Written task:
Reproduce the records below in full and exactly, without their images.

Records to use:
============
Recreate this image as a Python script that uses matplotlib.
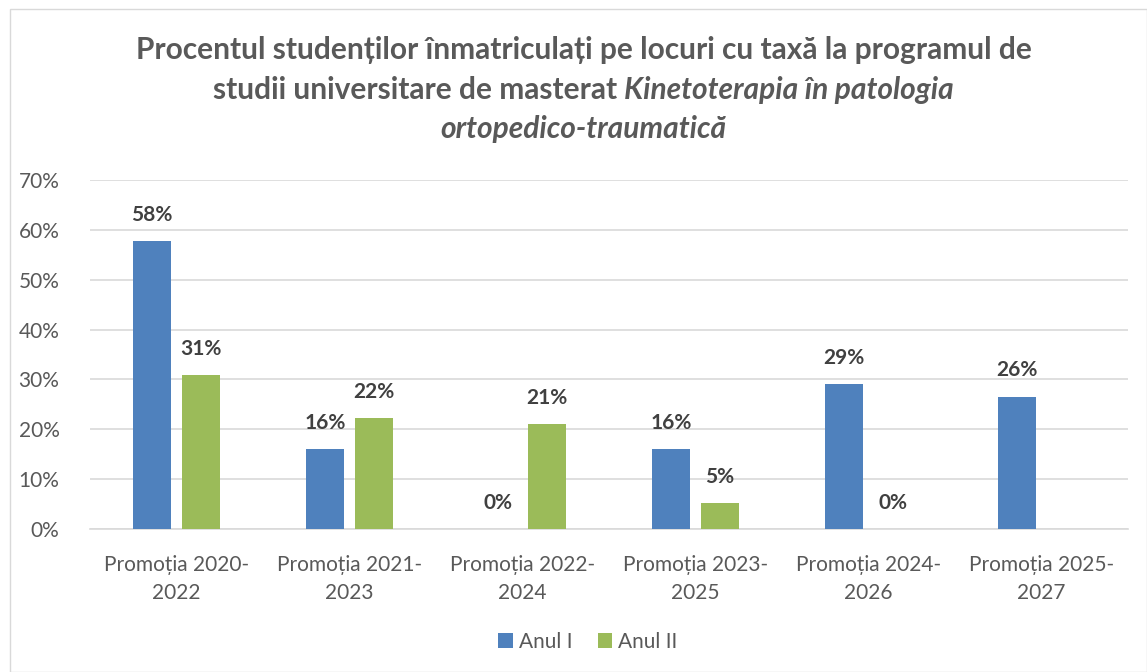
import matplotlib
matplotlib.use("Agg")
import matplotlib.pyplot as plt
import numpy as np
from matplotlib.patches import Rectangle
from matplotlib.ticker import FuncFormatter

plt.rcParams['font.family'] = ['Lato', 'DejaVu Sans']

categories = ["Promoția 2020-\n2022", "Promoția 2021-\n2023", "Promoția 2022-\n2024",
              "Promoția 2023-\n2025", "Promoția 2024-\n2026", "Promoția 2025-\n2027"]
anul_I = [57.7, 16.0, 0.0, 16.0, 29.0, 26.5]
anul_II = [30.8, 22.2, 21.0, 5.2, 0.0, np.nan]
labels_I = ["58%", "16%", "0%", "16%", "29%", "26%"]
labels_II = ["31%", "22%", "21%", "5%", "0%", ""]
series_names = ["Anul I", "Anul II"]
yticks = [0, 10, 20, 30, 40, 50, 60, 70]

blue = "#4F81BD"
green = "#9BBB59"
text_gray = "#595959"
label_dark = "#404040"

W, H = 1147, 672
fig = plt.figure(figsize=(W / 100, H / 100), dpi=100)
fig.patch.set_facecolor("white")
fig.patches.append(Rectangle((10 / W, 0), (W - 10) / W, (H - 9) / H, transform=fig.transFigure,
                             fill=False, edgecolor="#D9D9D9", linewidth=1.0))

ax = fig.add_axes([90 / W, 1 - 529 / H, (1128 - 90) / W, (529 - 180) / H])
x = np.arange(len(categories))
bw = 0.22
off = 0.1416
b1 = ax.bar(x - off, anul_I, bw, color=blue, label=series_names[0], zorder=3)
b2 = ax.bar(x + off, anul_II, bw, color=green, label=series_names[1], zorder=3)

lsize = 15
for xs, vals, labs in [(x - off, anul_I, labels_I), (x + off, anul_II, labels_II)]:
    for xi, v, lab in zip(xs, vals, labs):
        if lab:
            ax.annotate(lab, (xi, v), xytext=(0, 19), textcoords="offset points",
                        ha="center", va="center", fontsize=lsize,
                        fontweight="bold", color=label_dark)

ax.set_ylim(0, 70)
ax.set_xlim(-0.5, len(categories) - 0.5)
ax.set_yticks(yticks)
ax.yaxis.set_major_formatter(FuncFormatter(lambda v, p: f"{int(v)}%"))
ax.set_xticks(x)
ax.set_xticklabels(categories, fontsize=15, color=text_gray, linespacing=1.5)
ax.tick_params(axis="y", labelsize=15, labelcolor=text_gray, length=0, pad=22)
ax.tick_params(axis="x", length=0, pad=19)
ax.grid(axis="y", color="#D9D9D9", linewidth=1.2, zorder=0)
for s in ["top", "right", "left"]:
    ax.spines[s].set_visible(False)
ax.spines["bottom"].set_color("#D9D9D9")
ax.spines["bottom"].set_linewidth(1.2)

leg = fig.legend(handles=[b1, b2], labels=series_names, loc="center",
                 bbox_to_anchor=(588 / W, 1 - 642 / H), ncol=2, frameon=False,
                 fontsize=15, handlelength=0.7, handleheight=0.7, handletextpad=0.3,
                 columnspacing=1.2)
for t in leg.get_texts():
    t.set_color(text_gray)

# Title with mixed styles
tsize = 21.5
cx = 0.5 * W + 10
fig.canvas.draw()
r = fig.canvas.get_renderer()

def place_line(parts, y_px):
    objs = []
    for s, style in parts:
        t = fig.text(0, 1 - y_px / H, s, fontsize=tsize, fontweight="bold", fontstyle=style,
                     color=text_gray, ha="left", va="center")
        objs.append(t)
    widths = [o.get_window_extent(renderer=r).width for o in objs]
    total = sum(widths)
    start = cx - total / 2
    for o, w in zip(objs, widths):
        o.set_x(start / W)
        start += w

place_line([("Procentul studenților înmatriculați pe locuri cu taxă la programul de", "normal")], 50)
place_line([("studii universitare de masterat ", "normal"), ("Kinetoterapia în patologia", "italic")], 90)
place_line([("ortopedico-traumatică", "italic")], 129)

fig.savefig("out.png", dpi=100, facecolor="white")
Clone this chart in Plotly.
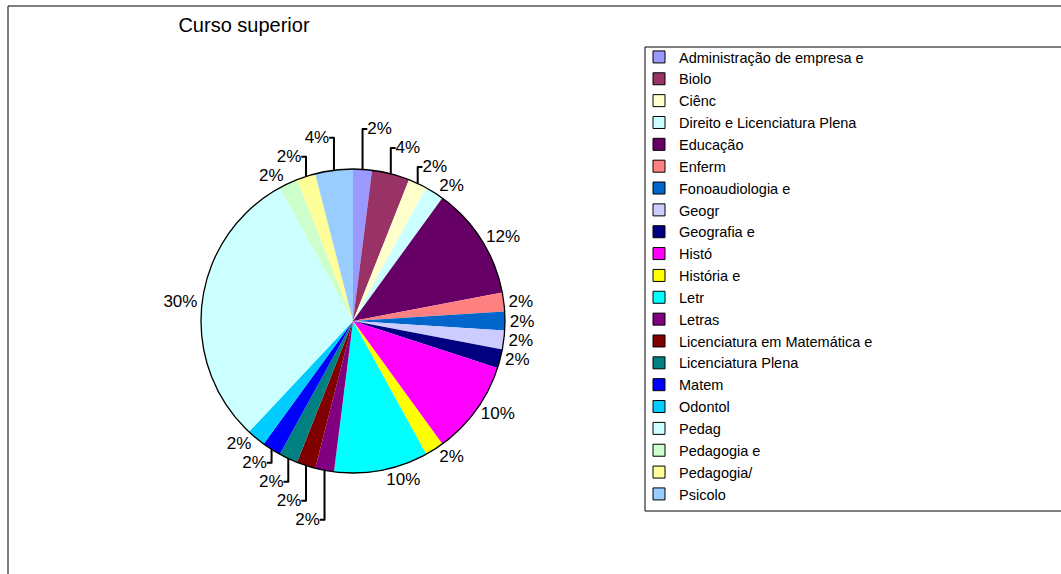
import plotly.graph_objects as go

cursos = [
    "Administração de empresa e", "Biolo", "Ciênc", "Direito e Licenciatura Plena",
    "Educação", "Enferm", "Fonoaudiologia e", "Geogr", "Geografia e", "Histó",
    "História e", "Letr", "Letras", "Licenciatura em Matemática e",
    "Licenciatura Plena", "Matem", "Odontol", "Pedag", "Pedagogia e",
    "Pedagogia/", "Psicolo",
]
alunos = [1, 2, 1, 1, 6, 1, 1, 1, 1, 5, 1, 5, 1, 1, 1, 1, 1, 15, 1, 1, 2]
cores = [
    "#9999FF", "#993366", "#FFFFCC", "#CCFFFF", "#660066", "#FF8080", "#0066CC",
    "#CCCCFF", "#000080", "#FF00FF", "#FFFF00", "#00FFFF", "#800080", "#800000",
    "#008080", "#0000FF", "#00CCFF", "#CCFFFF", "#CCFFCC", "#FFFF99", "#99CCFF",
]

W, H = 1061, 574
cx, cy, r = 353, 321, 152
dom_x = [(cx - r) / W, (cx + r) / W]
dom_y = [(H - cy - r) / H, (H - cy + r) / H]
fonte = "Liberation Sans, Arial, sans-serif"

fig = go.Figure()

# pie minúscula só para a legenda (quadrados com borda preta)
fig.add_trace(go.Pie(
    labels=cursos, values=alunos, sort=False, direction="clockwise",
    marker=dict(colors=cores, line=dict(color="black", width=1)),
    textinfo="none", hoverinfo="skip",
    domain=dict(x=[cx / W, cx / W + 0.0001], y=[(H - cy) / H, (H - cy) / H + 0.0001]),
))

fig.add_trace(go.Pie(
    labels=cursos, values=alunos, sort=False, direction="clockwise",
    marker=dict(colors=cores, line=dict(width=0)),
    texttemplate="%{percent:.0%}", textposition="outside",
    outsidetextfont=dict(size=17, color="black", family=fonte),
    hoverinfo="skip", showlegend=False,
    domain=dict(x=dom_x, y=dom_y),
))

# contorno externo da pizza
fig.add_trace(go.Pie(
    labels=["contorno"], values=[1], sort=False,
    marker=dict(colors=["rgba(0,0,0,0)"], line=dict(color="black", width=1.3)),
    textinfo="none", hoverinfo="skip", showlegend=False,
    domain=dict(x=dom_x, y=dom_y),
))

# moldura do gráfico e da legenda
fig.add_shape(type="rect", xref="paper", yref="paper",
              x0=8 / W, x1=1.01, y0=-0.02, y1=1 - 6 / H,
              line=dict(color="black", width=1))
fig.add_shape(type="rect", xref="paper", yref="paper",
              x0=645 / W, x1=1.01, y0=1 - 511 / H, y1=1 - 47 / H,
              line=dict(color="black", width=1))

fig.update_layout(
    width=W, height=H,
    margin=dict(l=0, r=0, t=0, b=0),
    paper_bgcolor="white", plot_bgcolor="white",
    font=dict(family=fonte, color="black"),
    title=dict(text="Curso superior", x=244 / W, xanchor="center",
               y=1 - 25 / H, yanchor="middle", font=dict(size=20, color="black")),
    legend=dict(x=639 / W, y=1 - 41 / H, xanchor="left", yanchor="top",
                borderwidth=0, bgcolor="rgba(0,0,0,0)",
                font=dict(size=14.5, color="black", family=fonte),
                itemclick=False, itemdoubleclick=False),
)

fig.write_html("out.html", config={"displayModeBar": False},
               post_script="document.body.style.margin='0';")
============
Exercise output:
Recreate this image as a Python script that uses matplotlib.
import matplotlib
matplotlib.use("Agg")
import matplotlib.pyplot as plt
import numpy as np
from matplotlib.patches import Rectangle
from matplotlib.ticker import FuncFormatter

plt.rcParams['font.family'] = ['Lato', 'DejaVu Sans']

categories = ["Promoția 2020-\n2022", "Promoția 2021-\n2023", "Promoția 2022-\n2024",
              "Promoția 2023-\n2025", "Promoția 2024-\n2026", "Promoția 2025-\n2027"]
anul_I = [57.7, 16.0, 0.0, 16.0, 29.0, 26.5]
anul_II = [30.8, 22.2, 21.0, 5.2, 0.0, np.nan]
labels_I = ["58%", "16%", "0%", "16%", "29%", "26%"]
labels_II = ["31%", "22%", "21%", "5%", "0%", ""]
series_names = ["Anul I", "Anul II"]
yticks = [0, 10, 20, 30, 40, 50, 60, 70]

blue = "#4F81BD"
green = "#9BBB59"
text_gray = "#595959"
label_dark = "#404040"

W, H = 1147, 672
fig = plt.figure(figsize=(W / 100, H / 100), dpi=100)
fig.patch.set_facecolor("white")
fig.patches.append(Rectangle((10 / W, 0), (W - 10) / W, (H - 9) / H, transform=fig.transFigure,
                             fill=False, edgecolor="#D9D9D9", linewidth=1.0))

ax = fig.add_axes([90 / W, 1 - 529 / H, (1128 - 90) / W, (529 - 180) / H])
x = np.arange(len(categories))
bw = 0.22
off = 0.1416
b1 = ax.bar(x - off, anul_I, bw, color=blue, label=series_names[0], zorder=3)
b2 = ax.bar(x + off, anul_II, bw, color=green, label=series_names[1], zorder=3)

lsize = 15
for xs, vals, labs in [(x - off, anul_I, labels_I), (x + off, anul_II, labels_II)]:
    for xi, v, lab in zip(xs, vals, labs):
        if lab:
            ax.annotate(lab, (xi, v), xytext=(0, 19), textcoords="offset points",
                        ha="center", va="center", fontsize=lsize,
                        fontweight="bold", color=label_dark)

ax.set_ylim(0, 70)
ax.set_xlim(-0.5, len(categories) - 0.5)
ax.set_yticks(yticks)
ax.yaxis.set_major_formatter(FuncFormatter(lambda v, p: f"{int(v)}%"))
ax.set_xticks(x)
ax.set_xticklabels(categories, fontsize=15, color=text_gray, linespacing=1.5)
ax.tick_params(axis="y", labelsize=15, labelcolor=text_gray, length=0, pad=22)
ax.tick_params(axis="x", length=0, pad=19)
ax.grid(axis="y", color="#D9D9D9", linewidth=1.2, zorder=0)
for s in ["top", "right", "left"]:
    ax.spines[s].set_visible(False)
ax.spines["bottom"].set_color("#D9D9D9")
ax.spines["bottom"].set_linewidth(1.2)

leg = fig.legend(handles=[b1, b2], labels=series_names, loc="center",
                 bbox_to_anchor=(588 / W, 1 - 642 / H), ncol=2, frameon=False,
                 fontsize=15, handlelength=0.7, handleheight=0.7, handletextpad=0.3,
                 columnspacing=1.2)
for t in leg.get_texts():
    t.set_color(text_gray)

# Title with mixed styles
tsize = 21.5
cx = 0.5 * W + 10
fig.canvas.draw()
r = fig.canvas.get_renderer()

def place_line(parts, y_px):
    objs = []
    for s, style in parts:
        t = fig.text(0, 1 - y_px / H, s, fontsize=tsize, fontweight="bold", fontstyle=style,
                     color=text_gray, ha="left", va="center")
        objs.append(t)
    widths = [o.get_window_extent(renderer=r).width for o in objs]
    total = sum(widths)
    start = cx - total / 2
    for o, w in zip(objs, widths):
        o.set_x(start / W)
        start += w

place_line([("Procentul studenților înmatriculați pe locuri cu taxă la programul de", "normal")], 50)
place_line([("studii universitare de masterat ", "normal"), ("Kinetoterapia în patologia", "italic")], 90)
place_line([("ortopedico-traumatică", "italic")], 129)

fig.savefig("out.png", dpi=100, facecolor="white")
Clone this chart in Plotly.
import plotly.graph_objects as go

cursos = [
    "Administração de empresa e", "Biolo", "Ciênc", "Direito e Licenciatura Plena",
    "Educação", "Enferm", "Fonoaudiologia e", "Geogr", "Geografia e", "Histó",
    "História e", "Letr", "Letras", "Licenciatura em Matemática e",
    "Licenciatura Plena", "Matem", "Odontol", "Pedag", "Pedagogia e",
    "Pedagogia/", "Psicolo",
]
alunos = [1, 2, 1, 1, 6, 1, 1, 1, 1, 5, 1, 5, 1, 1, 1, 1, 1, 15, 1, 1, 2]
cores = [
    "#9999FF", "#993366", "#FFFFCC", "#CCFFFF", "#660066", "#FF8080", "#0066CC",
    "#CCCCFF", "#000080", "#FF00FF", "#FFFF00", "#00FFFF", "#800080", "#800000",
    "#008080", "#0000FF", "#00CCFF", "#CCFFFF", "#CCFFCC", "#FFFF99", "#99CCFF",
]

W, H = 1061, 574
cx, cy, r = 353, 321, 152
dom_x = [(cx - r) / W, (cx + r) / W]
dom_y = [(H - cy - r) / H, (H - cy + r) / H]
fonte = "Liberation Sans, Arial, sans-serif"

fig = go.Figure()

# pie minúscula só para a legenda (quadrados com borda preta)
fig.add_trace(go.Pie(
    labels=cursos, values=alunos, sort=False, direction="clockwise",
    marker=dict(colors=cores, line=dict(color="black", width=1)),
    textinfo="none", hoverinfo="skip",
    domain=dict(x=[cx / W, cx / W + 0.0001], y=[(H - cy) / H, (H - cy) / H + 0.0001]),
))

fig.add_trace(go.Pie(
    labels=cursos, values=alunos, sort=False, direction="clockwise",
    marker=dict(colors=cores, line=dict(width=0)),
    texttemplate="%{percent:.0%}", textposition="outside",
    outsidetextfont=dict(size=17, color="black", family=fonte),
    hoverinfo="skip", showlegend=False,
    domain=dict(x=dom_x, y=dom_y),
))

# contorno externo da pizza
fig.add_trace(go.Pie(
    labels=["contorno"], values=[1], sort=False,
    marker=dict(colors=["rgba(0,0,0,0)"], line=dict(color="black", width=1.3)),
    textinfo="none", hoverinfo="skip", showlegend=False,
    domain=dict(x=dom_x, y=dom_y),
))

# moldura do gráfico e da legenda
fig.add_shape(type="rect", xref="paper", yref="paper",
              x0=8 / W, x1=1.01, y0=-0.02, y1=1 - 6 / H,
              line=dict(color="black", width=1))
fig.add_shape(type="rect", xref="paper", yref="paper",
              x0=645 / W, x1=1.01, y0=1 - 511 / H, y1=1 - 47 / H,
              line=dict(color="black", width=1))

fig.update_layout(
    width=W, height=H,
    margin=dict(l=0, r=0, t=0, b=0),
    paper_bgcolor="white", plot_bgcolor="white",
    font=dict(family=fonte, color="black"),
    title=dict(text="Curso superior", x=244 / W, xanchor="center",
               y=1 - 25 / H, yanchor="middle", font=dict(size=20, color="black")),
    legend=dict(x=639 / W, y=1 - 41 / H, xanchor="left", yanchor="top",
                borderwidth=0, bgcolor="rgba(0,0,0,0)",
                font=dict(size=14.5, color="black", family=fonte),
                itemclick=False, itemdoubleclick=False),
)

fig.write_html("out.html", config={"displayModeBar": False},
               post_script="document.body.style.margin='0';")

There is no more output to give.